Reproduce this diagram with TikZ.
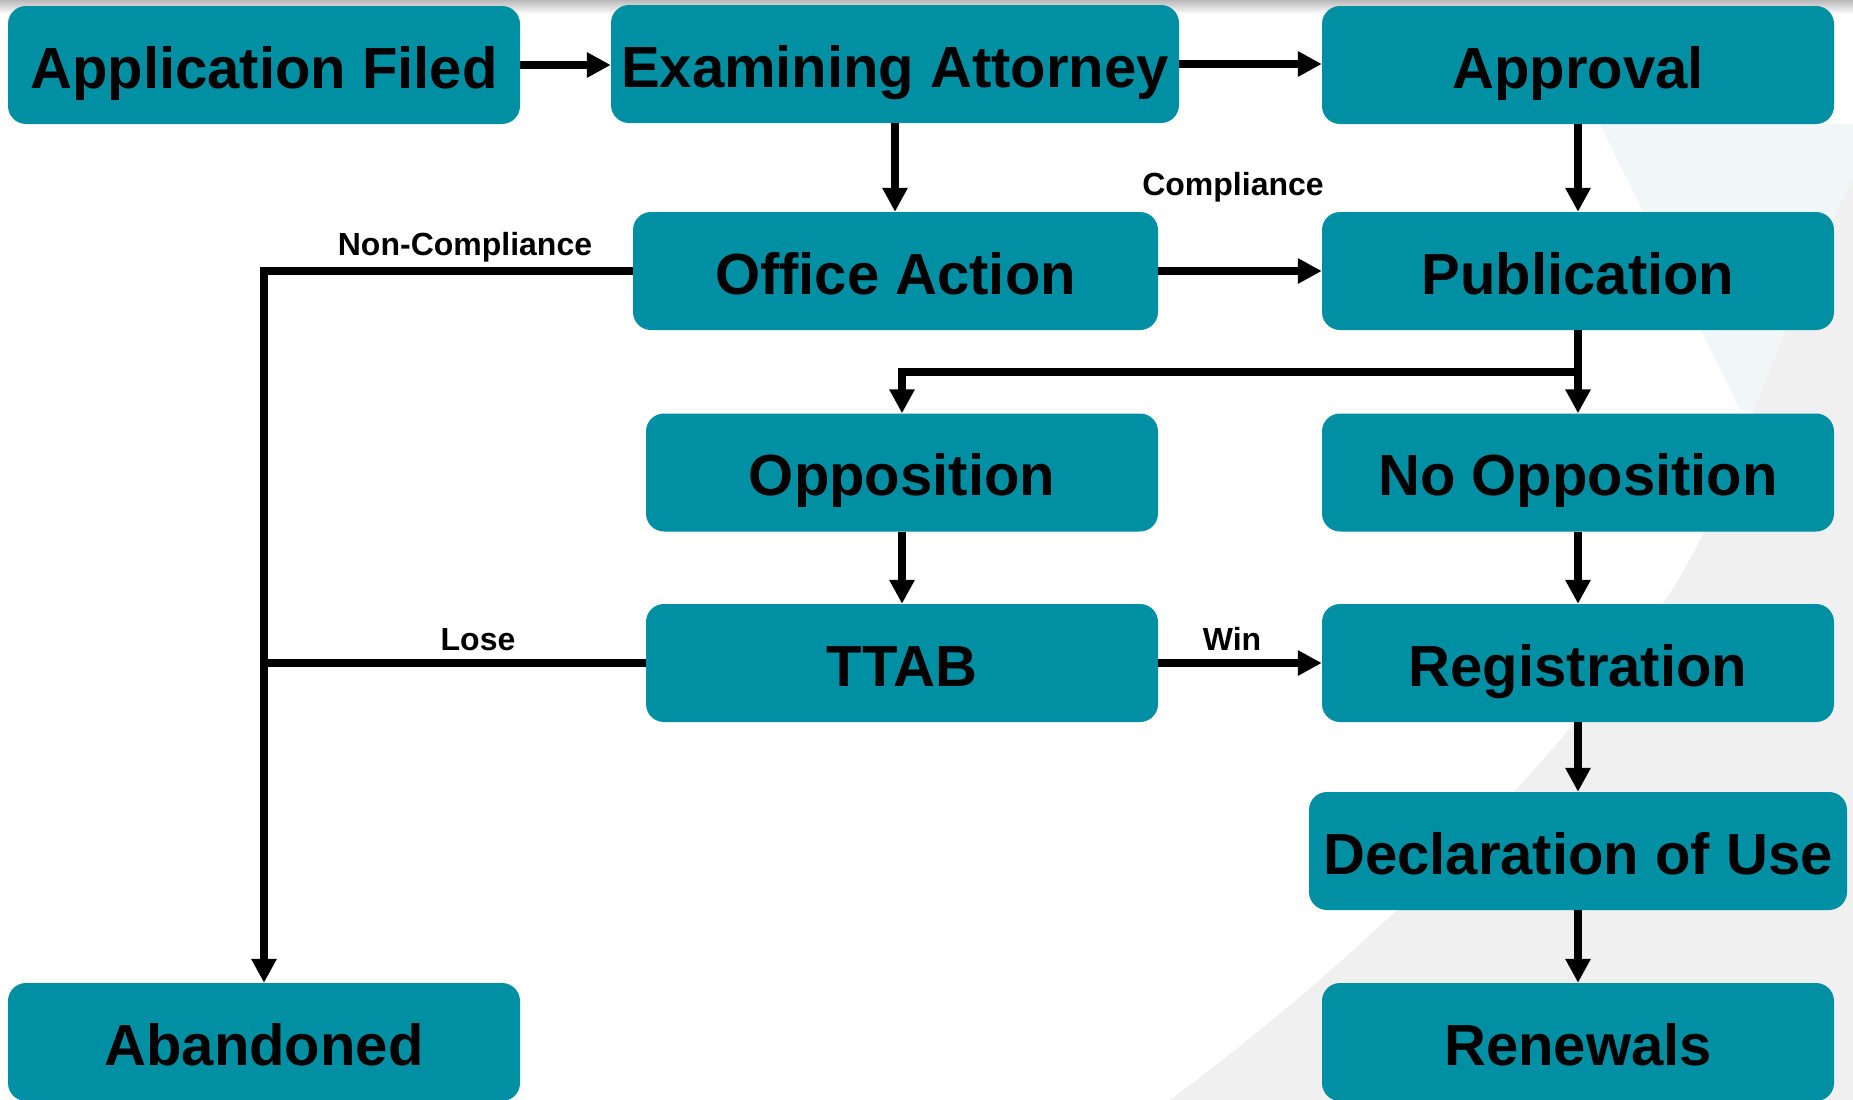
\documentclass[tikz,border=0pt]{standalone}
\usepackage{fontspec}
\setmainfont{Liberation Sans}
\usetikzlibrary{arrows.meta}
\definecolor{tealbox}{RGB}{0,143,163}
\definecolor{bggray}{RGB}{240,240,240}
\definecolor{bgblue}{RGB}{241,246,248}
\begin{document}
\begin{tikzpicture}[x=1pt,y=-1pt,
  box/.style={fill=tealbox, rounded corners=18pt, minimum height=118pt, inner sep=0pt,
    text height=46.5pt, text depth=0pt, font=\fontsize{58}{60}\selectfont\bfseries},
  lbl/.style={font=\fontsize{32}{34}\selectfont\bfseries, inner sep=0pt, text height=23pt, text depth=0pt},
  arr/.style={line width=8pt, -{Triangle[length=24pt,width=24pt]}},
  ln/.style={line width=8pt}]
\useasboundingbox (0,0) rectangle (1853,1100);
\clip (0,0) rectangle (1853,1100);
% background
\fill[white] (0,0) rectangle (1853,1100);
\fill[bgblue] (1600,124) -- (1853,124) -- (1853,420) -- (1740,410) -- cycle;
\fill[bggray] (1853,1100) -- (1170,1100) .. controls (1400,930) and (1620,700) .. (1700,540)
  .. controls (1750,430) and (1800,280) .. (1853,180) -- cycle;
\shade[top color=gray!55, bottom color=white] (0,0) rectangle (1853,14);
% boxes
\node[box, minimum width=512pt] (app) at (264,65) {Application Filed};
\node[box, minimum width=568pt] (exam) at (895,64) {Examining Attorney};
\node[box, minimum width=512pt] (appr) at (1578,65) {Approval};
\node[box, minimum width=525pt] (oa) at (895.5,271) {Office Action};
\node[box, minimum width=512pt] (pub) at (1578,271) {Publication};
\node[box, minimum width=512pt] (opp) at (902,472.5) {Opposition};
\node[box, minimum width=512pt] (noopp) at (1578,472.5) {No Opposition};
\node[box, minimum width=512pt] (ttab) at (902,663) {TTAB};
\node[box, minimum width=512pt] (reg) at (1578,663) {Registration};
\node[box, minimum width=538pt] (decl) at (1578,851) {Declaration of Use};
\node[box, minimum width=512pt] (aband) at (264,1042) {Abandoned};
\node[box, minimum width=512pt] (renew) at (1578,1042) {Renewals};
% connectors
\draw[arr] (app.east) -- (app.east -| exam.west);
\draw[arr] (exam.east) -- (exam.east -| appr.west);
\draw[arr] (exam.south) -- (exam.south |- oa.north);
\draw[arr] (appr) -- (pub);
\draw[arr] (oa) -- (pub);
\coordinate (split) at (1578,372);
\draw[ln] (pub.south) -- (split);
\draw[arr] (split) -- (noopp.north);
\draw[arr] (split) -| (opp.north);
\draw[arr] (opp) -- (ttab);
\draw[arr] (noopp) -- (reg);
\draw[arr] (ttab) -- (reg);
\draw[arr] (reg) -- (decl);
\draw[arr] (decl) -- (renew);
\draw[arr] (oa.west) -| (aband.north);
\draw[ln] (ttab.west) -- (ttab.west -| aband.north);
% labels
\node[lbl] (lnc) at (465,243.5) {Non-Compliance};
\node[lbl] (lc) at (1233,184) {Compliance};
\node[lbl] (lw) at (1232,638.5) {Win};
\node[lbl] (ll) at (478,639) {Lose};
\end{tikzpicture}
\end{document}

_Objective_
Output all of the data exactly as it stands, minus any images.

_Correct result_
Reproduce this diagram with TikZ.
\documentclass[tikz,border=0pt]{standalone}
\usepackage{fontspec}
\setmainfont{Liberation Sans}
\usetikzlibrary{arrows.meta}
\definecolor{tealbox}{RGB}{0,143,163}
\definecolor{bggray}{RGB}{240,240,240}
\definecolor{bgblue}{RGB}{241,246,248}
\begin{document}
\begin{tikzpicture}[x=1pt,y=-1pt,
  box/.style={fill=tealbox, rounded corners=18pt, minimum height=118pt, inner sep=0pt,
    text height=46.5pt, text depth=0pt, font=\fontsize{58}{60}\selectfont\bfseries},
  lbl/.style={font=\fontsize{32}{34}\selectfont\bfseries, inner sep=0pt, text height=23pt, text depth=0pt},
  arr/.style={line width=8pt, -{Triangle[length=24pt,width=24pt]}},
  ln/.style={line width=8pt}]
\useasboundingbox (0,0) rectangle (1853,1100);
\clip (0,0) rectangle (1853,1100);
% background
\fill[white] (0,0) rectangle (1853,1100);
\fill[bgblue] (1600,124) -- (1853,124) -- (1853,420) -- (1740,410) -- cycle;
\fill[bggray] (1853,1100) -- (1170,1100) .. controls (1400,930) and (1620,700) .. (1700,540)
  .. controls (1750,430) and (1800,280) .. (1853,180) -- cycle;
\shade[top color=gray!55, bottom color=white] (0,0) rectangle (1853,14);
% boxes
\node[box, minimum width=512pt] (app) at (264,65) {Application Filed};
\node[box, minimum width=568pt] (exam) at (895,64) {Examining Attorney};
\node[box, minimum width=512pt] (appr) at (1578,65) {Approval};
\node[box, minimum width=525pt] (oa) at (895.5,271) {Office Action};
\node[box, minimum width=512pt] (pub) at (1578,271) {Publication};
\node[box, minimum width=512pt] (opp) at (902,472.5) {Opposition};
\node[box, minimum width=512pt] (noopp) at (1578,472.5) {No Opposition};
\node[box, minimum width=512pt] (ttab) at (902,663) {TTAB};
\node[box, minimum width=512pt] (reg) at (1578,663) {Registration};
\node[box, minimum width=538pt] (decl) at (1578,851) {Declaration of Use};
\node[box, minimum width=512pt] (aband) at (264,1042) {Abandoned};
\node[box, minimum width=512pt] (renew) at (1578,1042) {Renewals};
% connectors
\draw[arr] (app.east) -- (app.east -| exam.west);
\draw[arr] (exam.east) -- (exam.east -| appr.west);
\draw[arr] (exam.south) -- (exam.south |- oa.north);
\draw[arr] (appr) -- (pub);
\draw[arr] (oa) -- (pub);
\coordinate (split) at (1578,372);
\draw[ln] (pub.south) -- (split);
\draw[arr] (split) -- (noopp.north);
\draw[arr] (split) -| (opp.north);
\draw[arr] (opp) -- (ttab);
\draw[arr] (noopp) -- (reg);
\draw[arr] (ttab) -- (reg);
\draw[arr] (reg) -- (decl);
\draw[arr] (decl) -- (renew);
\draw[arr] (oa.west) -| (aband.north);
\draw[ln] (ttab.west) -- (ttab.west -| aband.north);
% labels
\node[lbl] (lnc) at (465,243.5) {Non-Compliance};
\node[lbl] (lc) at (1233,184) {Compliance};
\node[lbl] (lw) at (1232,638.5) {Win};
\node[lbl] (ll) at (478,639) {Lose};
\end{tikzpicture}
\end{document}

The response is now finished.